Against all apparent rhyme and reason, ex-Governor Mark "Appalachian Trail" Sanford won election Tuesday to a vacant Congressional seat in South Carolina, beating his Democratic opponent Elizabeth Colbert Busch by about 10 percentage points.
He managed this feat in spite of an amazing record of worthlessness:
1. He lies. While governor, he took off for Argentina for five days visitng his mistress and said he was hiking the Appalachian Trail.
2. He steals. He used public funds for his junkets to see his sweetie.
3. He cheats. He cheated on his wife.
4. He's a hypocrite, using the old Republican "second chance because God forgives me" pseudo-religious out. Not only does this public guilt-and-remorse proclamation give him a second shot at public office but it shows how crafty these famously "family value" Republicans are. They can mess around and then come running back into the fold with no accountability. In fairness, I acknowledge Bill Clinton did it too but at least he didn't first go around harping on "family values."
5. He apparently has evil intentions. On Tuesday night he gleefully gloated, "I want to acknowledge a God not just of second chances but of third, fourth, fifth, sixth, seventh, and eighth." Golly, that's a lot of pre-excused sin he's contemplating.
5. He's a divorced woman's nightmare, the man you can't get rid of. First he breaks your heart and then he breaks the law by sauntering into YOUR home even though he is legally prohibited from being there. You're a nothing in his eyes, and he obviously enjoys rubbing that in and casually making more problems even after you're divorced.
6. He's a criminal and a scoff-law. He entered his ex-wife's home illegally. The law either means something or it doesn't. How can you be the ultimate lawmaker - a Congressman - and have no respect for law?
So why did he win? It's important to know because this district was supposedly one of the Democrats' best hopes for winning the 17 seats needed to take back a majority in the House and get some governing done.

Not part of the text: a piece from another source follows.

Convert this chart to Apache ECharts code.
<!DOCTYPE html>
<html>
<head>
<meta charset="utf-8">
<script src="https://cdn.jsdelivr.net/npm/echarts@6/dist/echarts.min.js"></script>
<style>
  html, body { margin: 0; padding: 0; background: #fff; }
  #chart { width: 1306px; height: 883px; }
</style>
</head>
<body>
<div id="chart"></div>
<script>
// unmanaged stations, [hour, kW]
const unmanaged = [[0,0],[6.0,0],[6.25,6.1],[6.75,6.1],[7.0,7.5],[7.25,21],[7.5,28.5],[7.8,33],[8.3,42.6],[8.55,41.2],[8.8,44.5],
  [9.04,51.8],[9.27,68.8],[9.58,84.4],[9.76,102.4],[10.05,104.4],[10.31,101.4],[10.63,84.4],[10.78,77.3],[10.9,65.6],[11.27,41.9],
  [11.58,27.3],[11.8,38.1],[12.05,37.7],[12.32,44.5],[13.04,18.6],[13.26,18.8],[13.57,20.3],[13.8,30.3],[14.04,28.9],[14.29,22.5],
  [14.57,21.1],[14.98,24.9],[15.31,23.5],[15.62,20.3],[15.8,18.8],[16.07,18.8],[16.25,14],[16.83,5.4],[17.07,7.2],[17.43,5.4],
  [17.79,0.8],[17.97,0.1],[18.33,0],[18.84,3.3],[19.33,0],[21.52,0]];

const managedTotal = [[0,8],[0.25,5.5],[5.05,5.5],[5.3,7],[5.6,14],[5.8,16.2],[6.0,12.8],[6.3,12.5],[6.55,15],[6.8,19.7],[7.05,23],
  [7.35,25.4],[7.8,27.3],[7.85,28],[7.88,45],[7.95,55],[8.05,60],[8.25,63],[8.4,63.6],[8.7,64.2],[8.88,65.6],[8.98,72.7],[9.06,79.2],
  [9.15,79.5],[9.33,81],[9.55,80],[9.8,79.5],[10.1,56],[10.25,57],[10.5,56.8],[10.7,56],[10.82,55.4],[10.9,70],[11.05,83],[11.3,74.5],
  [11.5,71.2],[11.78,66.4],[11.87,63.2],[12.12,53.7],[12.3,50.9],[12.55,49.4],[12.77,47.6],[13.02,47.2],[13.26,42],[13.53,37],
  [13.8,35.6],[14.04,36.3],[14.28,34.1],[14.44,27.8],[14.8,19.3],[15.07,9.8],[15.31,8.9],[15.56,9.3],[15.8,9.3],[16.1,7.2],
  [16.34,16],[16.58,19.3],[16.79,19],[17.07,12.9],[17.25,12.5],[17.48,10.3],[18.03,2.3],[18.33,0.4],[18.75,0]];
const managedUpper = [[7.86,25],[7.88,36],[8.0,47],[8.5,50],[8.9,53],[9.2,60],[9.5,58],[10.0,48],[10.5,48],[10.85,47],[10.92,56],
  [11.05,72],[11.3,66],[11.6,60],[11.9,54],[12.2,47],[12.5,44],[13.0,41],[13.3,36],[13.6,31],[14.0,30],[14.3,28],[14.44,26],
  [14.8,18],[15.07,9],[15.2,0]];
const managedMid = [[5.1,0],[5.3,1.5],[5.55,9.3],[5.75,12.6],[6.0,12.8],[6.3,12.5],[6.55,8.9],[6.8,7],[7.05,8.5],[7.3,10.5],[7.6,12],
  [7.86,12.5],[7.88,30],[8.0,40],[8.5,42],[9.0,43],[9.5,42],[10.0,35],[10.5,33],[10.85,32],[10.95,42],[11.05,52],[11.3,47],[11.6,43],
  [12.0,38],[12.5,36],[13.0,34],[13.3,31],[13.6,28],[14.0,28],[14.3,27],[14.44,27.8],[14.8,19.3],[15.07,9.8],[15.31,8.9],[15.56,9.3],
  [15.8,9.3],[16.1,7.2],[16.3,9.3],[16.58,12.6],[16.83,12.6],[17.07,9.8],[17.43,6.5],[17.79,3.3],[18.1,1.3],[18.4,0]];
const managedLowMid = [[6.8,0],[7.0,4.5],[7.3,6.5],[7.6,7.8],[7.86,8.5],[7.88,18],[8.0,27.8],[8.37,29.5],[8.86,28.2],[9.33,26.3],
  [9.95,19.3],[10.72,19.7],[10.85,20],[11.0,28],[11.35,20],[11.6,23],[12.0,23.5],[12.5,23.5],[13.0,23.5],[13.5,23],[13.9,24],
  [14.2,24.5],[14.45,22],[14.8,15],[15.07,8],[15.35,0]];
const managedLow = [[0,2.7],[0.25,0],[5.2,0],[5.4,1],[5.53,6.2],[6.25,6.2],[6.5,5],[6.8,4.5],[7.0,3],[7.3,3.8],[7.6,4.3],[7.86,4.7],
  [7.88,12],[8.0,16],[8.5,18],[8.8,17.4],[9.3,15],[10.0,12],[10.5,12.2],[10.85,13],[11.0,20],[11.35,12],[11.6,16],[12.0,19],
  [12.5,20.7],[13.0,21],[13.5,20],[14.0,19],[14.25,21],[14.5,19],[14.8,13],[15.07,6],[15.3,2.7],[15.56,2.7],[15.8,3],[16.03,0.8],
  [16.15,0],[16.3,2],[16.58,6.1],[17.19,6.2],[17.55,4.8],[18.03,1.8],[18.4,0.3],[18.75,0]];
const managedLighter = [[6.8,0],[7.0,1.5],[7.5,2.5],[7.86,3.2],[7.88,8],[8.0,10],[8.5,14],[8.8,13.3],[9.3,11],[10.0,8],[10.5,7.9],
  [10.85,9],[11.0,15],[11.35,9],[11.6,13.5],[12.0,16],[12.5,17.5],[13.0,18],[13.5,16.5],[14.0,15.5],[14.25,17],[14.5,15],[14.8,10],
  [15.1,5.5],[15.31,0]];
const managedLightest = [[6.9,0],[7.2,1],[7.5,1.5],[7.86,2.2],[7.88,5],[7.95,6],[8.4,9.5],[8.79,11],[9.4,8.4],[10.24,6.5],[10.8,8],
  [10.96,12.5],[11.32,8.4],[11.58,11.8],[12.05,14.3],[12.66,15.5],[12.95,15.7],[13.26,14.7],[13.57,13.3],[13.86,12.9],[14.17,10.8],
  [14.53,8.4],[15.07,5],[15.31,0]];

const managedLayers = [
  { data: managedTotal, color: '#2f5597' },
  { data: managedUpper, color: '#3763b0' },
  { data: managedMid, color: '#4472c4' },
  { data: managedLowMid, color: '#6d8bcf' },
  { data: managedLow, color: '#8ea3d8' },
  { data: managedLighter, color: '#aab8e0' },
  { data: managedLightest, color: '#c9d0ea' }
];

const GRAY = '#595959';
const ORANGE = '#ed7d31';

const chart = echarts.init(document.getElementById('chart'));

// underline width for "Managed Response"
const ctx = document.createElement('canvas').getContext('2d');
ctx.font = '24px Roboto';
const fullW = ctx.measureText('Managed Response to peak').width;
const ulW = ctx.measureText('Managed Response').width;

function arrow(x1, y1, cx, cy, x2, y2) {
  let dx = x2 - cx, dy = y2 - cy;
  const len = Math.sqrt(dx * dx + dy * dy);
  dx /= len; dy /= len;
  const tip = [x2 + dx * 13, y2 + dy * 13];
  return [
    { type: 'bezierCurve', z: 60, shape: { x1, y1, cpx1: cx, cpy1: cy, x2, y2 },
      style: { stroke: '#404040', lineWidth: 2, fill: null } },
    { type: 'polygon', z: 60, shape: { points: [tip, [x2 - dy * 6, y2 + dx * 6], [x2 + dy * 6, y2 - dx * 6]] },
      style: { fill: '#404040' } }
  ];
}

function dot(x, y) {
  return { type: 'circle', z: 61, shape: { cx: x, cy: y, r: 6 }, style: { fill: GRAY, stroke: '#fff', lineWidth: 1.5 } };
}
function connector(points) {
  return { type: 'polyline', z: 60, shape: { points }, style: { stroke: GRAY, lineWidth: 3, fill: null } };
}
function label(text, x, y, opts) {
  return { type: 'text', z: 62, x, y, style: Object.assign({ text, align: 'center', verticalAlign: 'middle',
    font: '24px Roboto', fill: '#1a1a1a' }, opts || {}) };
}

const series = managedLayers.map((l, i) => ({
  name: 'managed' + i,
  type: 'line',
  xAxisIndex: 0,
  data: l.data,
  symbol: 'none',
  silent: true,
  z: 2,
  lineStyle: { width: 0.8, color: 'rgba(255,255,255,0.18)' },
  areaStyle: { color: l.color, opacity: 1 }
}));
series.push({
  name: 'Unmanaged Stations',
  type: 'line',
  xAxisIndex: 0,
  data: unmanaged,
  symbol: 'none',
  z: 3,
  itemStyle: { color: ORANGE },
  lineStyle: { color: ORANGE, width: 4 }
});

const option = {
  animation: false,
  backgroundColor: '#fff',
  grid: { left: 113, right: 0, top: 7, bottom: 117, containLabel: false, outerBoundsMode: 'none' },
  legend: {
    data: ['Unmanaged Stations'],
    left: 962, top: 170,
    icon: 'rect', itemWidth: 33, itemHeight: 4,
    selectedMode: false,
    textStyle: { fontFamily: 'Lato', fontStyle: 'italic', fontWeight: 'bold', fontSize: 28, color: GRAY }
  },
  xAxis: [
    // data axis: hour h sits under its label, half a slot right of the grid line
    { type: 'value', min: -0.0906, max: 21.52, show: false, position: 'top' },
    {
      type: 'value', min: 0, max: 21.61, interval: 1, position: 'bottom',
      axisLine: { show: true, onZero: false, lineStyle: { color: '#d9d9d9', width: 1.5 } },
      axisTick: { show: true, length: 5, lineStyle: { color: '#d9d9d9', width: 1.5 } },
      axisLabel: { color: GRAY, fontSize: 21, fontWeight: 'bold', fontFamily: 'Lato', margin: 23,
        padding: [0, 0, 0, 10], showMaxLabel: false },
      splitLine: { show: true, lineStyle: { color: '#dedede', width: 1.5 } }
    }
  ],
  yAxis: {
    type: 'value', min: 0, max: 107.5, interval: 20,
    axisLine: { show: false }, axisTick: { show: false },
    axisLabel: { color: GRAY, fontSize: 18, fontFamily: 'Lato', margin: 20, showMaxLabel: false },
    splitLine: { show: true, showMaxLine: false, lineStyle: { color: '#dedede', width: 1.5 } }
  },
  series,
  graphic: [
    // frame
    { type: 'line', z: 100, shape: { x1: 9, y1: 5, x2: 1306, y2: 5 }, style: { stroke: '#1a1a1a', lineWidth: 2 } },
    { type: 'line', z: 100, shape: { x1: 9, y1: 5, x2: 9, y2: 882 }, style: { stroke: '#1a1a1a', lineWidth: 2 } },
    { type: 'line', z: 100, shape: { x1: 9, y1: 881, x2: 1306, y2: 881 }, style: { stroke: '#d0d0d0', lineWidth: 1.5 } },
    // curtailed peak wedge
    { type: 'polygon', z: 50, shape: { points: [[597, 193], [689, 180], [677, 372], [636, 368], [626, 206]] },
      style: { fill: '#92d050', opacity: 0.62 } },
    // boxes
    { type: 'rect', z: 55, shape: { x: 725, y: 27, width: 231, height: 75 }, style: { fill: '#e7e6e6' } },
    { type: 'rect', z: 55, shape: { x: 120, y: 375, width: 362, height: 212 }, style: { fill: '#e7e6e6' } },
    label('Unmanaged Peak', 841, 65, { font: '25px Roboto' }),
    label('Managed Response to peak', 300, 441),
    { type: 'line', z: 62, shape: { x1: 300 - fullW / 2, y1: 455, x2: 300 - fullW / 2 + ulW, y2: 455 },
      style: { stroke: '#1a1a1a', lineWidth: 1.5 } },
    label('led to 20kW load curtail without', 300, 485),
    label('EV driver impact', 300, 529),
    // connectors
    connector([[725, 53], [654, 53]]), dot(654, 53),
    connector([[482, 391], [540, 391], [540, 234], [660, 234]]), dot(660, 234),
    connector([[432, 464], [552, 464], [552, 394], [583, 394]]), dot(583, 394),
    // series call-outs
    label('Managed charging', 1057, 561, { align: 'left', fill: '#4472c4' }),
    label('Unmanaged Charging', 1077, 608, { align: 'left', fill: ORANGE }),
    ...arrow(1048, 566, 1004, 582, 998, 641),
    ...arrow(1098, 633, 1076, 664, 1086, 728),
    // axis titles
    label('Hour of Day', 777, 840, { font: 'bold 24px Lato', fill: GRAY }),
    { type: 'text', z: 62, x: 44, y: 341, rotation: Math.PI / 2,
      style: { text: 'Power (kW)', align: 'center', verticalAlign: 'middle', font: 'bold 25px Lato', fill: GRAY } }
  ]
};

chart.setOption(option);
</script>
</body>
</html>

Aye, but there's the rub. It wasn't really a high-hope prospect at all. This Congressional district is highly Republican. Elections are about numbers, and the most telling numbers of all are the totals registered in each party. Those totals are telling because they almost variably tell us who is going to win.
There is another telling aspect to this race. Sanford's opponent, Elizabeth Colbert Busch, campaigned like an amateur, which is what she is. She made the business person's mistake of not taking the race seriously enough. She just didn't campaign much, making too few appearances. Apparently she also was vague in her platform. So what was this election from her perspective? Was it an "anybody but Sanford" election in which the prize would just drop into her lap?
It doesn't work like that. You gotta want it. You gotta work for it. You gotta go door-to-door for it.
She also was carrying baggage, namely her famous brother. Stephen Colbert is chiefly famous for making fun of the very sort of people who live in the district his sister wanted to represent. I don't quite see how that was going to work out in her favor.
Yes, she came closer in her percentage of the total vote than Obama did in that district in 2012. He lost it to Romney by about 20 points, so she bested the President's percentage by 10 points. But so what? That and a dollar won't even get you a cup of coffee.
In South Carolina, as everywhere else, close doesn't get you the cigar. Colbert Busch didn't even get close enough for a stick of chewing gum. To win a GOP district a Democratic candidate has to work like hell, have a clear platform, and not be carrying the weight of all her brother's mockery of her electorate.
In short, a successful Democrat in Tuesday's race had to be someone who was not Elizabeth Colbert Busch.